*WHAT THIS TASK INVOLVES:*
Starting from the top of the material, restate each line exactly until the line that contains "import plotly.graph_objects as go", which is also copied. Pictures are excluded.
-- BEGIN DATA SECTION --
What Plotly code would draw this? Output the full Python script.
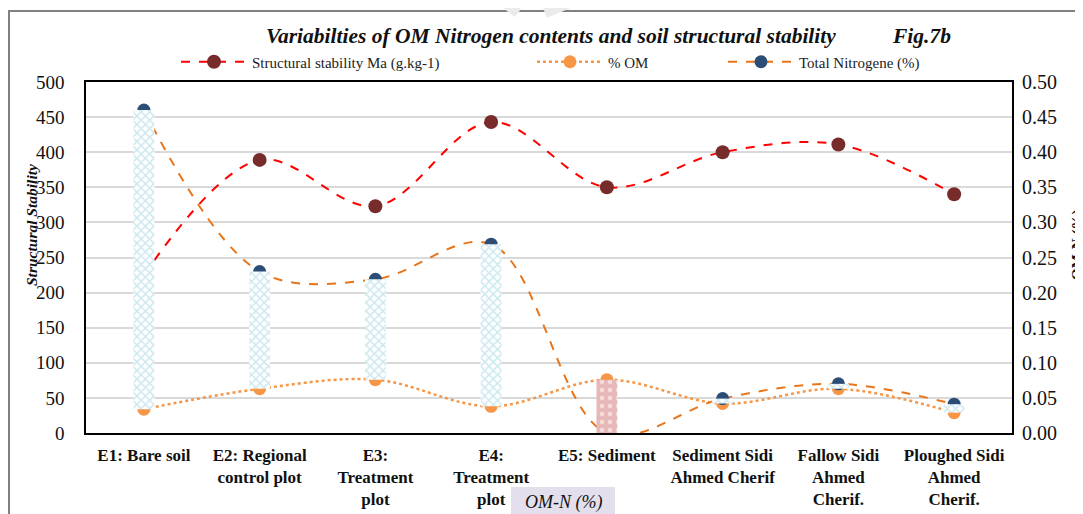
import plotly.graph_objects as go

# Data
categories = [
    "E1: Bare soil",
    "E2: Regional<br>control plot",
    "E3:<br>Treatment<br>plot",
    "E4:<br>Treatment<br>plot",
    "E5: Sediment",
    "Sediment Sidi<br>Ahmed Cherif",
    "Fallow Sidi<br>Ahmed<br>Cherif.",
    "Ploughed Sidi<br>Ahmed<br>Cherif.",
]
structural_stability = [225, 389, 323, 443, 350, 400, 411, 340]   # g.kg-1 (left axis)
om_pct = [0.034, 0.063, 0.076, 0.038, 0.076, 0.042, 0.063, 0.029]  # % OM (right axis)
total_nitrogen = [0.460, 0.230, 0.219, 0.269, 0.000, 0.049, 0.070, 0.041]  # % N (right axis)

serif = "Liberation Serif"

# Up/down bars between % OM and Total N
up = [(c, a, b) for c, a, b in zip(categories, om_pct, total_nitrogen) if b >= a]
down = [(c, a, b) for c, a, b in zip(categories, om_pct, total_nitrogen) if b < a]

# page is drawn with an 8px body margin, so the figure is a bit smaller than the window
PAGE_OFF = 8
W, H = 1083 - PAGE_OFF, 514 - PAGE_OFF
L, R, T, B = 86, 1012, 82, 433   # plot area in window pixels


def px_x(px):
    return (px - L) / (R - L)


def px_y(py):
    return (B - py) / (B - T)


fig = go.Figure()

fig.add_trace(go.Scatter(
    x=categories, y=structural_stability, name="Structural stability Ma (g.kg-1)",
    mode="lines+markers", line=dict(color="#FF0000", width=2, dash="dash", shape="spline"),
    marker=dict(color="#772B2A", size=14), yaxis="y", legend="legend",
))
fig.add_trace(go.Scatter(
    x=categories, y=om_pct, name="% OM",
    mode="lines+markers", line=dict(color="#F79646", width=2.5, dash="dot", shape="spline"),
    marker=dict(color="#F79646", size=13), yaxis="y2", legend="legend2",
))
fig.add_trace(go.Scatter(
    x=categories, y=total_nitrogen, name="Total Nitrogene (%)",
    mode="lines+markers", line=dict(color="#E8751A", width=2, dash="dash", shape="spline"),
    marker=dict(color="#2C4D75", size=13), yaxis="y2", legend="legend3",
))
fig.add_trace(go.Bar(
    x=[u[0] for u in up], y=[u[2] - u[1] for u in up], base=[u[1] for u in up],
    width=0.18, yaxis="y3",
    marker=dict(color="#FFFFFF", line=dict(width=0),
                pattern=dict(shape="x", fgcolor="#9FD2E2", bgcolor="#FFFFFF",
                             size=6, solidity=0.45)),
    showlegend=False, hoverinfo="skip",
))
fig.add_trace(go.Bar(
    x=[d[0] for d in down], y=[d[1] - d[2] for d in down], base=[d[2] for d in down],
    width=0.18, yaxis="y3",
    marker=dict(color="#E6B9B8", line=dict(width=0),
                pattern=dict(shape=".", fgcolor="#FFFFFF", bgcolor="#E6B9B8",
                             size=8, solidity=0.25)),
    showlegend=False, hoverinfo="skip",
))

legend_common = dict(
    orientation="h", xref="paper", yref="paper", yanchor="middle",
    font=dict(family=serif, size=15, color="#222"), itemwidth=66,
    bgcolor="rgba(0,0,0,0)", itemclick=False,
)

fig.update_layout(
    width=W, height=H,
    margin=dict(l=L - PAGE_OFF, r=W + PAGE_OFF - R, t=T - PAGE_OFF, b=H + PAGE_OFF - B,
                autoexpand=False),
    paper_bgcolor="white", plot_bgcolor="white",
    font=dict(family=serif, color="#111"),
    barmode="overlay",
    xaxis=dict(
        type="category", showgrid=False, showline=True, linecolor="black", linewidth=1.5,
        mirror=True, ticks="", tickfont=dict(family=serif, size=17, color="#111", weight="bold"),
        ticklabelstandoff=6, automargin=False,
    ),
    yaxis=dict(
        range=[0, 500], dtick=50, showgrid=True, gridcolor="#D9D9D9", gridwidth=1.5,
        showline=True, linecolor="black", linewidth=1.5, mirror=True, ticks="",
        tickfont=dict(family=serif, size=19, color="#111"), ticklabelstandoff=16,
        zeroline=False, automargin=False,
    ),
    yaxis2=dict(
        range=[0, 0.5], dtick=0.05, tickformat=".2f", overlaying="y", side="right",
        showgrid=False, zeroline=False, ticks="", tickfont=dict(family=serif, size=20, color="#111"),
        ticklabelstandoff=9, automargin=False,
    ),
    yaxis3=dict(range=[0, 0.5], overlaying="y", visible=False),
    legend=dict(legend_common, x=px_x(176), y=px_y(62)),
    legend2=dict(legend_common, x=px_x(532), y=px_y(62)),
    legend3=dict(legend_common, x=px_x(723), y=px_y(62)),
    showlegend=True,
)

# Titles and labels
ann = dict(xref="paper", yref="paper", showarrow=False, xanchor="center", yanchor="middle")
fig.add_annotation(
    ann, text="<b><i>Variabilties of OM Nitrogen contents and soil structural stability</i></b>",
    x=px_x(551), y=px_y(36), font=dict(family=serif, size=21.5, color="#111"),
)
fig.add_annotation(
    ann, text="<b><i>Fig.7b</i></b>", x=px_x(921), y=px_y(36),
    font=dict(family=serif, size=21.5, color="#111"),
)
fig.add_annotation(
    ann, text="<b><i>Structural Stability</i></b>", x=px_x(31), y=px_y(225), textangle=-90,
    font=dict(family=serif, size=15.5, color="#111"),
)
# right axis title, partly cut by the window edge as in the original
fig.add_annotation(
    ann, text="<b>OM-N (%)</b>", x=px_x(1077), y=px_y(245), textangle=-90,
    font=dict(family=serif, size=15, color="#111"),
)

# Outer chart border, faint watermark strokes and the boxed label at the bottom
fig.add_shape(type="rect", xref="paper", yref="paper",
              x0=px_x(9), x1=px_x(1100), y0=px_y(530), y1=px_y(11),
              line=dict(color="#808080", width=2), layer="below")
fig.add_shape(type="line", xref="paper", yref="paper",
              x0=px_x(498), x1=px_x(518), y0=px_y(-2), y1=px_y(13),
              line=dict(color="#EBEBEB", width=10), layer="below")
fig.add_shape(type="line", xref="paper", yref="paper",
              x0=px_x(545), x1=px_x(582), y0=px_y(13), y1=px_y(-2),
              line=dict(color="#EBEBEB", width=10), layer="below")
fig.add_shape(type="rect", xref="paper", yref="paper",
              x0=px_x(511), x1=px_x(615), y0=px_y(520), y1=px_y(487),
              fillcolor="#E4DFEC", line=dict(width=0), layer="above")
fig.add_annotation(
    ann, text="<i>OM-N (%)</i>", x=px_x(563), y=px_y(502),
    font=dict(family=serif, size=18, color="#111"),
)

fig.write_html("out.html")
-- END DATA SECTION --
*RESPONSE TO THE TASK:*
What Plotly code would draw this? Output the full Python script.
import plotly.graph_objects as go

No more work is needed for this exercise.